Pero Dios no abandonó a Vicente. Aquella noche el calabozo se iluminó de pronto, el suelo quedó sembrado de flores, el Santo se vio sobre un lecho mullido y los ángeles descendieron junto a él y le recreaban con celestiales armonías, mientras uno de ellos le decía con rostro sonriente: «Levántate, ínclito mártir, y únete como compañero nuestro a los coros celestiales». Vicente, que había resistido tantos tormentos, no resistió el goce anticipado de la felicidad celeste y falleció en aquellas circunstancias. Se convirtió el carcelero, que se había dado cuenta de todo, y un grupo de cristianos fue a rendirle homenaje.
Pasamos por alto las hermosas leyendas que se tejieron alrededor de su entierro. El cuervo que defendía el cuerpo sagrado de la voracidad de otras aves; la piedra atada al cadáver, la cual, en vez de sumergirlo en el mar, lo retorna a la orilla. Los artistas medievales echarán mano de estos atributos para representar al santo diácono.

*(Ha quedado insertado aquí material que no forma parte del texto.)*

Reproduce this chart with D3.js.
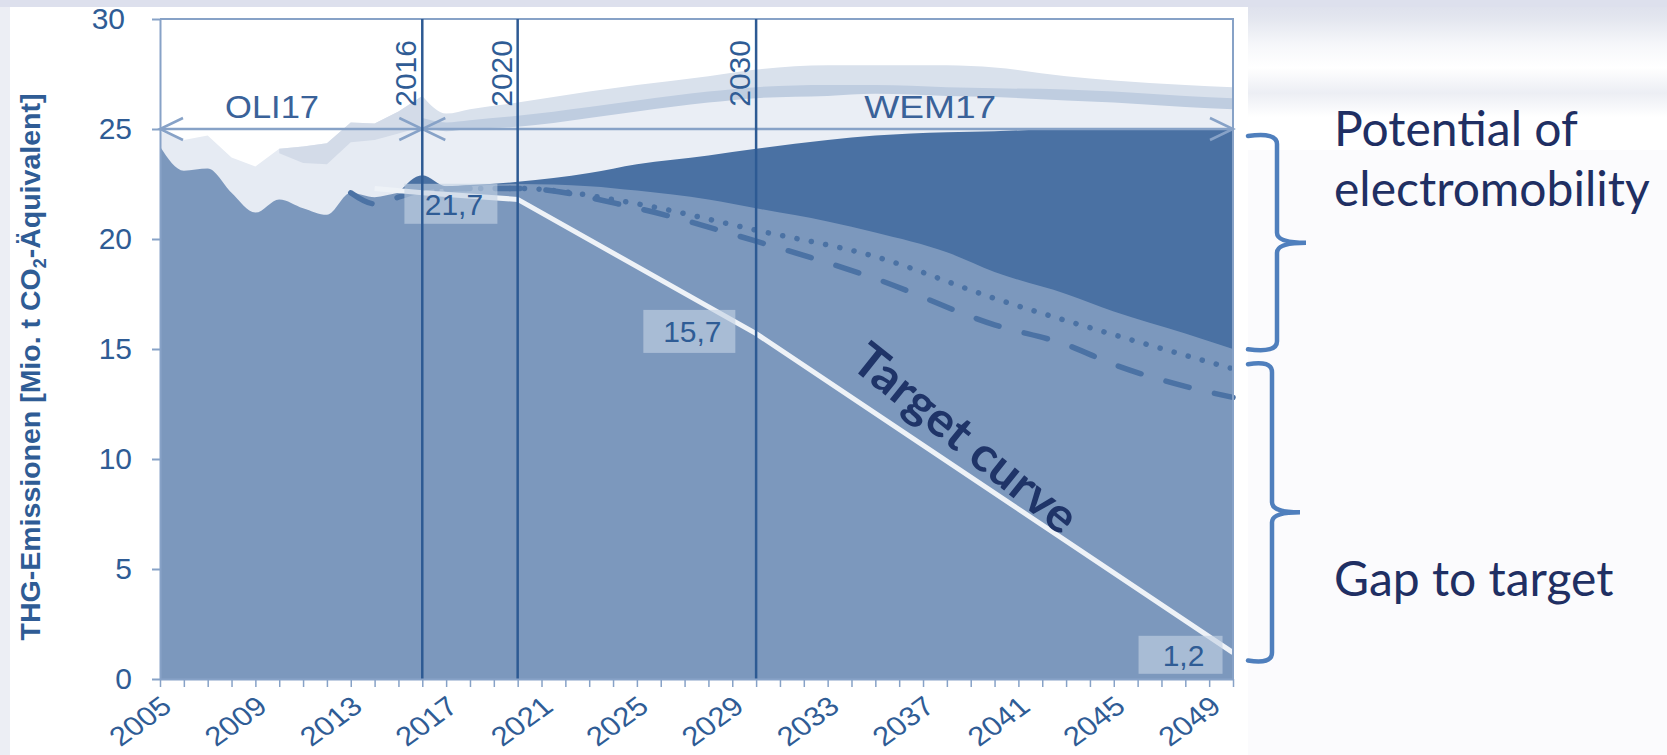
<!DOCTYPE html>
<html>
<head>
<meta charset="utf-8">
<script src="https://cdn.jsdelivr.net/npm/d3@7"></script>
<style>
  html, body { margin: 0; padding: 0; background: #fff; }
  svg { display: block; }
</style>
</head>
<body>
<svg id="chart" width="1667" height="755"></svg>
<script>
//DATA
const histYears = [2005, 2006, 2007, 2008, 2009, 2010, 2011, 2012, 2013, 2014, 2015, 2016];
const histEmissions = [24.2, 23.1, 23.2, 22.1, 21.2, 21.8, 21.4, 21.1, 22.1, 21.9, 22.1, 22.2];
const histUpper = [24.9, 24.5, 24.7, 23.7, 23.3, 24.1, 24.2, 24.35, 25.3, 25.25, 25.8, 26.5];
const histBandYears = [2010, 2011, 2012, 2013, 2014, 2015, 2016];
const histBandLower = [23.9, 23.45, 23.4, 24.4, 24.5, 24.8, 25.1];

const projYears = [2015, 2016, 2017, 2018, 2020, 2023, 2025, 2028, 2030, 2033, 2035, 2038, 2040, 2043, 2045, 2048, 2050];
const withMeasures = [22.1, 22.2, 22.3, 22.4, 22.5, 22.4, 22.2, 21.8, 21.4, 20.8, 20.3, 19.4, 18.5, 17.5, 16.7, 15.7, 15.0];
const wemProjection = [22.1, 22.9, 22.4, 22.45, 22.6, 23.0, 23.4, 23.8, 24.1, 24.5, 24.7, 24.85, 24.9, 25.0, 25.0, 25.0, 25.0];

const wemYears = [2016, 2017, 2018, 2020, 2023, 2025, 2028, 2030, 2033, 2035, 2038, 2040, 2043, 2045, 2048, 2050];
const wemUpper = [26.5, 25.7, 25.9, 26.2, 26.7, 27.0, 27.4, 27.7, 27.9, 27.9, 27.9, 27.8, 27.4, 27.2, 27.0, 26.9];
const wemMiddle = [25.5, 25.3, 25.4, 25.6, 26.0, 26.3, 26.7, 26.9, 27.0, 27.0, 26.9, 26.85, 26.8, 26.7, 26.5, 26.4];
const wemLower = [25.1, 24.9, 25.0, 25.1, 25.5, 25.8, 26.2, 26.4, 26.5, 26.6, 26.5, 26.45, 26.3, 26.2, 26.0, 25.9];

const dottedYears = [2016, 2018, 2020, 2025, 2030, 2035, 2040, 2045, 2050];
const dottedValues = [22.2, 22.3, 22.3, 21.6, 20.4, 19.2, 17.3, 15.65, 14.1];
const dashedYears = [2013, 2014, 2015, 2016, 2018, 2020, 2025, 2030, 2035, 2040, 2043, 2045, 2048, 2050];
const dashedValues = [22.1, 21.6, 21.9, 22.2, 22.3, 22.3, 21.4, 19.9, 18.2, 16.1, 15.2, 14.3, 13.3, 12.8];

const targetYears = [2014, 2016, 2020, 2030, 2050];
const targetValues = [22.3, 22.1, 21.8, 15.7, 1.2];

const markerYears = [2016, 2020, 2030];
const periodNames = ['OLI17', 'WEM17'];
const periodYears = [2009.7, 2037.3];
const periodValue = 25.5;

const valueLabels = ['21,7', '15,7', '1,2'];
const valueLabelYears = [2017.2, 2027.2, 2047.8];
const valueLabelValues = [21.6, 15.8, 1.1];

const yTicks = [0, 5, 10, 15, 20, 25, 30];
const xLabelYears = d3.range(2005, 2050, 4);

const bracketTexts = [['Potential of', 'electromobility'], ['Gap to target']];
const bracketRanges = [[14.9, 24.77], [0.75, 14.4]];

//SCALES
const x = d3.scaleLinear().domain([2005, 2050]).range([160, 1233]);
const y = d3.scaleLinear().domain([0, 30]).range([679, 19]);

const svg = d3.select('#chart');
const defs = svg.append('defs');

//BACKGROUND
const grad = defs.append('linearGradient').attr('id', 'sideGrad')
    .attr('x1', 0).attr('y1', 0).attr('x2', 0).attr('y2', 1);
[[0, '#dcdfec'], [0.12, '#e3e6ef'], [0.3, '#f6f7fa'], [0.45, '#ffffff'], [0.62, '#eceef4'], [0.78, '#ffffff'], [1, '#ffffff']]
    .forEach(s => grad.append('stop').attr('offset', s[0]).attr('stop-color', s[1]));
svg.append('rect').attr('width', 1667).attr('height', 755).attr('fill', '#fbfbfd');
svg.append('rect').attr('x', 1248).attr('y', 0).attr('width', 419).attr('height', 150).attr('fill', 'url(#sideGrad)');
svg.append('rect').attr('width', 1667).attr('height', 7).attr('fill', '#dde0ed');
svg.append('rect').attr('x', 0).attr('y', 7).attr('width', 10).attr('height', 748).attr('fill', '#eceef4');
svg.append('rect').attr('x', 10).attr('y', 7).attr('width', 1238).attr('height', 748).attr('fill', '#ffffff');

//AREAS
function areaUnder(years, values, curve){
    return d3.area()
        .x((d, i) => x(years[i]))
        .y0(y(0))
        .y1(d => y(d))
        .curve(curve)(values);
}
const smooth = d3.curveMonotoneX;

svg.append('path').attr('d', areaUnder(wemYears, wemUpper, smooth)).attr('fill', '#d9e1ec');
svg.append('path').attr('d', areaUnder(wemYears, wemMiddle, smooth)).attr('fill', '#bfcde0');
svg.append('path').attr('d', areaUnder(wemYears, wemLower, smooth)).attr('fill', '#eaeef5');
svg.append('path').attr('d', areaUnder(histYears, histUpper, d3.curveLinear)).attr('fill', '#e6ebf3');

const bandTop = histUpper.slice(histYears.indexOf(2010));
svg.append('path')
    .attr('d', d3.area()
        .x((d, i) => x(histBandYears[i]))
        .y0(d => y(d))
        .y1((d, i) => y(bandTop[i]))(histBandLower))
    .attr('fill', '#d3dbe8');

svg.append('path').attr('d', areaUnder(projYears, wemProjection, smooth)).attr('fill', '#4a71a3');

const cut = histYears.indexOf(projYears[0]);
const allYears = histYears.slice(0, cut).concat(projYears);
const allValues = histEmissions.slice(0, cut).concat(withMeasures);
svg.append('path').attr('d', areaUnder(allYears, allValues, smooth)).attr('fill', '#7c98bd');

//LINES
function lineOf(years, values){
    return d3.line().x((d, i) => x(years[i])).y(d => y(d)).curve(smooth)(values);
}
svg.append('path').attr('d', lineOf(dottedYears, dottedValues))
    .attr('fill', 'none').attr('stroke', '#4b72a4').attr('stroke-width', 5.5)
    .attr('stroke-linecap', 'round').attr('stroke-dasharray', '0.1 14.5');
svg.append('path').attr('d', lineOf(dashedYears, dashedValues))
    .attr('fill', 'none').attr('stroke', '#4b72a4').attr('stroke-width', 5.5)
    .attr('stroke-linecap', 'round').attr('stroke-dasharray', '24 26');
svg.append('path').attr('d', d3.line().x((d, i) => x(targetYears[i])).y(d => y(d))(targetValues))
    .attr('fill', 'none').attr('stroke', '#eef2f7').attr('stroke-width', 5);

//VALUE LABELS
const boxW = [93, 92, 84];
const boxH = [40, 43, 38];
valueLabels.forEach((t, i) => {
    const cx = x(valueLabelYears[i]);
    const cy = y(valueLabelValues[i]);
    svg.append('rect')
        .attr('x', cx - boxW[i] / 2).attr('y', cy - boxH[i] / 2)
        .attr('width', boxW[i]).attr('height', boxH[i])
        .attr('fill', '#c4d2e4').attr('opacity', 0.62);
    svg.append('text')
        .attr('x', cx + 3).attr('y', cy + 11)
        .attr('text-anchor', 'middle')
        .attr('font-family', 'Liberation Sans, Arial, sans-serif')
        .attr('font-size', 30)
        .attr('fill', '#2f5c95')
        .text(t);
});

//FRAME + PERIOD ARROWS
const frameColor = '#87a2c7';
svg.append('path')
    .attr('d', `M${x(2005)},${y(30)}H${x(2050)}V${y(0)}`)
    .attr('fill', 'none').attr('stroke', frameColor).attr('stroke-width', 2);

const arrowY = y(25);
svg.append('line')
    .attr('x1', x(2005)).attr('x2', x(2050)).attr('y1', arrowY).attr('y2', arrowY)
    .attr('stroke', frameColor).attr('stroke-width', 2.5);
const heads = [[x(2005), 1], [x(2016), -1], [x(2016), 1], [x(2050), -1]];
heads.forEach(h => {
    svg.append('path')
        .attr('d', `M${h[0] + h[1] * 23},${arrowY - 11}L${h[0]},${arrowY}L${h[0] + h[1] * 23},${arrowY + 11}`)
        .attr('fill', 'none').attr('stroke', frameColor).attr('stroke-width', 2.5);
});

//MARKER LINES
markerYears.forEach(yr => {
    svg.append('line')
        .attr('x1', x(yr)).attr('x2', x(yr)).attr('y1', y(30)).attr('y2', y(0))
        .attr('stroke', '#2d5a93').attr('stroke-width', 2.5);
    svg.append('text')
        .attr('transform', `translate(${x(yr) - 6},${y(30) + 21}) rotate(-90)`)
        .attr('text-anchor', 'end')
        .attr('font-family', 'Liberation Sans, Arial, sans-serif')
        .attr('font-size', 30)
        .attr('fill', '#2f5c95')
        .text(yr);
});

periodNames.forEach((p, i) => {
    svg.append('text')
        .attr('x', x(periodYears[i])).attr('y', y(periodValue))
        .attr('text-anchor', 'middle')
        .attr('font-family', 'Liberation Sans, Arial, sans-serif')
        .attr('font-size', 31)
        .attr('textLength', i === 0 ? 94 : 132)
        .attr('lengthAdjust', 'spacingAndGlyphs')
        .attr('fill', '#3a6299')
        .text(p);
});

//AXES
const yAxis = svg.append('g')
    .attr('transform', `translate(${x(2005)},0)`)
    .call(d3.axisLeft(y).tickValues(yTicks).tickSize(8).tickPadding(20).tickSizeOuter(0));
yAxis.select('.domain').attr('stroke', frameColor).attr('stroke-width', 2);
yAxis.selectAll('.tick line').attr('stroke', frameColor).attr('stroke-width', 2);
yAxis.selectAll('.tick text')
    .attr('x', d => d === 30 ? -35 : -28)
    .attr('font-family', 'Liberation Sans, Arial, sans-serif')
    .attr('font-size', 30).attr('fill', '#2f5c95');

const xAxis = svg.append('g')
    .attr('transform', `translate(0,${y(0)})`)
    .call(d3.axisBottom(x).tickValues(d3.range(2005, 2051)).tickSize(8).tickSizeOuter(0)
        .tickFormat(d => xLabelYears.includes(d) ? d : ''));
xAxis.select('.domain').attr('stroke', frameColor).attr('stroke-width', 2);
xAxis.selectAll('.tick line').attr('stroke', frameColor).attr('stroke-width', 1.5);
xAxis.selectAll('.tick text')
    .attr('x', 0).attr('y', 0).attr('dy', 0)
    .attr('transform', 'translate(13,30) scale(1.15,1) rotate(-40)')
    .attr('text-anchor', 'end')
    .attr('font-family', 'Liberation Sans, Arial, sans-serif')
    .attr('font-size', 27).attr('fill', '#2f5c95');

//Y TITLE
const yTitle = svg.append('text')
    .attr('transform', `translate(40,${(y(0) + y(30)) / 2 + 18}) rotate(-90)`)
    .attr('text-anchor', 'middle')
    .attr('font-family', 'Liberation Sans, Arial, sans-serif')
    .attr('font-weight', 'bold')
    .attr('font-size', 28.5)
    .attr('fill', '#2f5c95');
yTitle.append('tspan').text('THG-Emissionen [Mio. t CO');
yTitle.append('tspan').attr('font-size', 18).attr('dy', 6).text('2');
yTitle.append('tspan').attr('dy', -6).text('-Äquivalent]');

//TARGET CURVE LABEL
svg.append('text')
    .attr('transform', `translate(${x(2038.35)},${y(10.35)}) rotate(38.7)`)
    .attr('text-anchor', 'middle')
    .attr('font-family', 'Lato, sans-serif')
    .attr('font-weight', 'bold')
    .attr('font-size', 48)
    .attr('textLength', 272)
    .attr('lengthAdjust', 'spacingAndGlyphs')
    .attr('fill', '#1f3468')
    .text('Target curve');

//BRACKETS
const bracketX = [[1248, 1277, 1306], [1248, 1272, 1300]];
bracketRanges.forEach((r, i) => {
    const [x0, xv, xt] = bracketX[i];
    const top = y(r[1]), bot = y(r[0]), mid = (top + bot) / 2;
    const k = 10;
    const d = `M${x0},${top + 2} Q${xv},${top - 2} ${xv},${top + k}`
        + ` L${xv},${mid - k} Q${xv},${mid} ${xt},${mid}`
        + ` Q${xv},${mid} ${xv},${mid + k} L${xv},${bot - k}`
        + ` Q${xv},${bot + 2} ${x0},${bot - 2}`;
    svg.append('path').attr('d', d)
        .attr('fill', 'none').attr('stroke', '#4f7fbd').attr('stroke-width', 4.5)
        .attr('stroke-linecap', 'round');
});

const textBaselines = [[146, 206], [596]];
bracketTexts.forEach((lines, i) => {
    lines.forEach((t, j) => {
        svg.append('text')
            .attr('x', 1334).attr('y', textBaselines[i][j])
            .attr('font-family', 'Lato, sans-serif')
            .attr('font-size', 48)
            .attr('fill', '#1f2f63')
            .text(t);
    });
});
</script>
</body>
</html>
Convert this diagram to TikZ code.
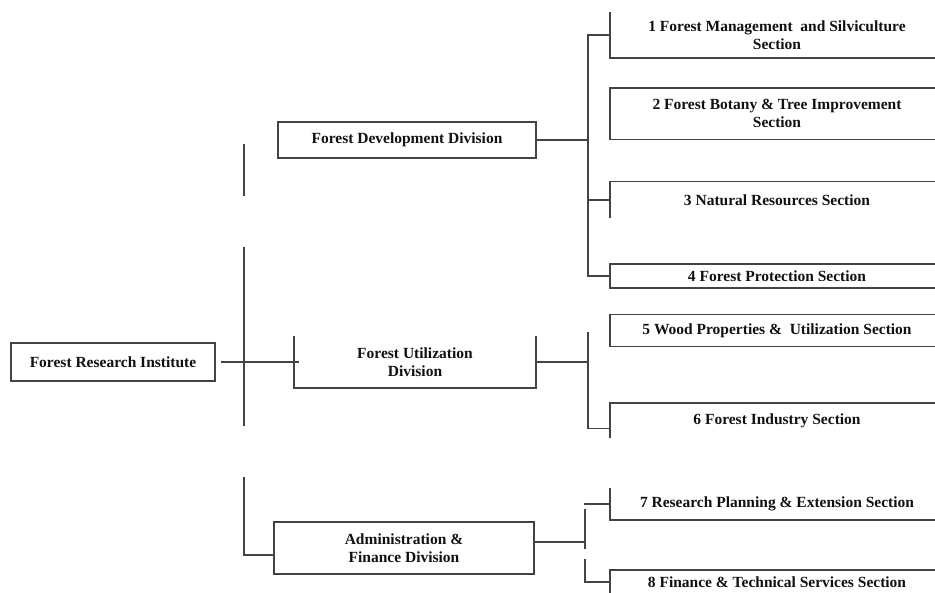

El culto a San Vicente se propagó enseguida. San Agustín atestigua que la Iglesia de África leía públicamente las actas el día de la fiesta. El papa San León Magno en Roma y San Ambrosio en Milán hicieron el panegírico en el aniversario de su muerte. Elogian la intrepidez de nuestro Santo San Isidoro de Sevilla y San Bernardo. En la Roma medieval había tres basílicas dedicadas a San Vicente. Las había también en otras partes de Italia, en Francia y en la Dalmacia (actual Yugoslavia). El culto favoreció el reparto de reliquias. Se encuentran éstas en muchas ciudades de España, Portugal y Francia, a donde las llevó, según cuentan las crónicas, el rey franco Childeberto, en el siglo VI, y las repartió por París, Metz, Castres y Besancon. Alrededor de los traslados de reliquias han surgido también curiosas leyendas, que, si no responden siempre a la estricta verdad, dan idea de la gran devoción que le tenían los fieles. San Vicente ha resultado ser el más famoso de los santos españoles, sin duda porque hasta el último momento supo hacer honor al nombre de Vincentius, o sea invicto.